Anna's Archive warned NVIDIA that the materials were "illegally acquired and maintained." NVIDIA management reportedly approved the arrangement anyway. Within a week.

Let me put this in context: NVIDIA has a market cap over $3 trillion. They can afford to license content. They chose not to.

The lawsuit describes the company as "desperate for books," driven by competitive pressure to scrape together training data faster than rivals. This tracks with everything I've seen covering the AI industry. The race to build better models has companies hoovering up every text corpus they can reach, copyright be damned.

NVIDIA's official defense? They've previously argued that using copyrighted books is "fair use" and characterized books as mere "statistical correlations" to AI models.

That argument insults both the law and basic logic. If books are just statistical noise, why actively seek out pirated copies? If the training data doesn't matter, why contact shadow libraries?

The answer is obvious: training data quality matters enormously, and companies know it.
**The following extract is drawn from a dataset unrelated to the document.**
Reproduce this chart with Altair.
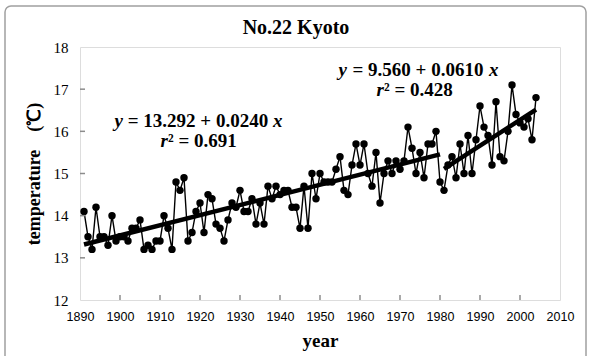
import altair as alt
import pandas as pd

# ---- data ----
years = list(range(1891, 2005))
temps = [
    14.1, 13.5, 13.2, 14.2, 13.5, 13.5, 13.3, 14.0, 13.4, 13.5,   # 1891-1900
    13.5, 13.4, 13.7, 13.7, 13.9, 13.2, 13.3, 13.2, 13.4, 13.4,   # 1901-1910
    14.0, 13.7, 13.2, 14.8, 14.6, 14.9, 13.4, 13.6, 14.1, 14.3,   # 1911-1920
    13.6, 14.5, 14.4, 13.8, 13.7, 13.4, 13.9, 14.3, 14.2, 14.6,   # 1921-1930
    14.1, 14.1, 14.4, 13.8, 14.3, 13.8, 14.7, 14.4, 14.7, 14.5,   # 1931-1940
    14.6, 14.6, 14.2, 14.2, 13.7, 14.7, 13.7, 15.0, 14.4, 15.0,   # 1941-1950
    14.8, 14.8, 14.8, 15.1, 15.4, 14.6, 14.5, 15.2, 15.7, 15.2,   # 1951-1960
    15.7, 15.0, 14.7, 15.5, 14.3, 15.0, 15.3, 15.0, 15.3, 15.1,   # 1961-1970
    15.3, 16.1, 15.6, 15.0, 15.5, 14.9, 15.7, 15.7, 16.0, 14.8,   # 1971-1980
    14.6, 15.2, 15.4, 14.9, 15.7, 15.0, 15.9, 15.0, 15.8, 16.6,   # 1981-1990
    16.1, 15.9, 15.2, 16.7, 15.4, 15.3, 16.0, 17.1, 16.4, 16.2,   # 1991-2000
    16.1, 16.3, 15.8, 16.8,                                       # 2001-2004
]
x_tick_values = [1890, 1900, 1910, 1920, 1930, 1940, 1950, 1960, 1970, 1980, 1990, 2000, 2010]
y_tick_values = [12, 13, 14, 15, 16, 17, 18]
x_inner_ticks = x_tick_values[1:-1]
y_inner_ticks = y_tick_values[1:-1]

# regression fits (x = year - 1890)
fit1_a, fit1_b, fit1_start, fit1_end = 13.292, 0.0240, 1891, 1980
fit2_a, fit2_b, fit2_start, fit2_end = 9.560, 0.0610, 1981, 2004

title_text = "No.22 Kyoto"
x_title = "year"
y_title = "temperature\u3000(\u2103)"

df = pd.DataFrame({"year": years, "temp": temps})
fit_years = [fit1_start, fit1_end, fit2_start, fit2_end]
fit_df = pd.DataFrame({
    "year": fit_years,
    "temp": [fit1_a + fit1_b * (y - 1890) for y in fit_years[:2]]
            + [fit2_a + fit2_b * (y - 1890) for y in fit_years[2:]],
    "seg": ["a", "a", "b", "b"],
})
one = pd.DataFrame({"k": [0]})

GRAY = "#8c8c8c"
SERIF = "Liberation Serif"

xs = alt.Scale(domain=[1890, 2010], nice=False, zero=False)
ys = alt.Scale(domain=[12, 18], nice=False, zero=False)

x_axis = alt.Axis(values=x_tick_values, format="d", ticks=False, domain=False, grid=False,
                  labelFont="Liberation Sans", labelFontSize=12.5, labelColor="black",
                  labelPadding=10, labelFlush=False, labelOverlap=False,
                  title=x_title, titleFont=SERIF, titleFontSize=19, titleFontWeight="bold",
                  titleColor="black", titlePadding=9)
y_axis = alt.Axis(values=y_tick_values, format="d", ticks=False, domain=False, grid=False,
                  labelFont=SERIF, labelFontSize=15, labelColor="black", labelPadding=12,
                  labelFlush=False, labelOverlap=False,
                  title=y_title, titleFont=SERIF, titleFontSize=18, titleFontWeight="bold",
                  titleColor="black", titlePadding=10)


def X(field=None, **kw):
    return alt.X(field, scale=xs, axis=x_axis, **kw) if field else alt.X(scale=xs, axis=x_axis, **kw)


def Y(field=None, **kw):
    return alt.Y(field, scale=ys, axis=y_axis, **kw) if field else alt.Y(scale=ys, axis=y_axis, **kw)


base = alt.Chart(df).encode(x=X("year:Q"), y=Y("temp:Q"))
line = base.mark_line(color="black", strokeWidth=1.4)
pts = base.mark_circle(color="black", size=55, opacity=1)

fit = alt.Chart(fit_df).mark_line(color="black", strokeWidth=4.5).encode(
    x=X("year:Q"), y=Y("temp:Q"), detail="seg:N")

xt = alt.Chart(pd.DataFrame({"year": x_inner_ticks})).mark_rule(color=GRAY, strokeWidth=1.5).encode(
    x=X("year:Q"), y=alt.value(253), y2=alt.value(248))
yt = alt.Chart(pd.DataFrame({"temp": y_inner_ticks})).mark_rule(color=GRAY, strokeWidth=1.5).encode(
    y=Y("temp:Q"), x=alt.value(0), x2=alt.value(5))


def txt(s, xv, yv, dx, align, italic=False, size=19):
    return alt.Chart(one).mark_text(
        text=s, font=SERIF, fontSize=size, fontWeight="bold",
        fontStyle="italic" if italic else "normal", align=align, baseline="middle",
        dx=dx, color="black").encode(x=X(datum=xv), y=Y(datum=yv))


eq1_x, eq1_y1, eq1_y2 = 1919.5, 16.25, 15.78
eq2_x, eq2_y1, eq2_y2 = 1973.5, 17.45, 16.98
eq1 = f"= {fit1_a:.3f} + {fit1_b:.4f}"
eq2 = f"= {fit2_a:.3f} + {fit2_b:.4f}"
texts = [
    txt(eq1, eq1_x, eq1_y1, 0, "center"),
    txt("y", eq1_x, eq1_y1, -75, "right", True),
    txt("x", eq1_x, eq1_y1, 75, "left", True),
    txt("r", eq1_x, eq1_y2, -30, "right", True),
    txt("\u00b2 = 0.691", eq1_x, eq1_y2, -30, "left"),
    txt(eq2, eq2_x, eq2_y1, 4, "center"),
    txt("y", eq2_x, eq2_y1, -67, "right", True),
    txt("x", eq2_x, eq2_y1, 75, "left", True),
    txt("r", eq2_x, eq2_y2, -30, "right", True),
    txt("\u00b2 = 0.428", eq2_x, eq2_y2, -30, "left"),
]

title = alt.Chart(one).mark_text(text=title_text, font=SERIF, fontSize=20, fontWeight="bold",
                                 align="center", baseline="middle", color="black").encode(
    x=alt.value(216), y=alt.value(-19))

border = alt.Chart(one).mark_rect(fillOpacity=0, stroke="#a0a0a0", strokeWidth=1.5,
                                  cornerRadius=6).encode(
    x=alt.value(-75), x2=alt.value(506), y=alt.value(-41), y2=alt.value(330))

chart = alt.layer(line, pts, border, xt, yt, fit, title, *texts).properties(
    width=480, height=253,
    autosize=alt.AutoSizeParams(type="none"),
    padding={"left": 80, "top": 47, "right": 31, "bottom": 56},
).configure_view(stroke=GRAY, strokeWidth=2).configure(background="white")

chart.save("out.html", embed_options={"renderer": "svg", "actions": False})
They just don't want to pay for it.

What makes this particularly galling is that NVIDIA isn't even primarily an AI model company - they make the chips everyone else uses to train models. They were allegedly pirating books to build reference models that showcase their hardware.

This isn't a scrappy startup trying to compete with limited resources. This is a company with effectively infinite budget choosing theft over licensing because it's faster.

The broader pattern is clear: AI companies systematically treated copyright as optional, built products worth billions on unlicensed content, and are now arguing in court that the entire foundation of their business should retroactively count as fair use.

The technology is real. The models work. But the industry's approach to training data looks less like innovation and more like the largest intellectual property heist in history, carried out in broad daylight by companies that could afford to do it legally.

They just didn't want to wait for permission.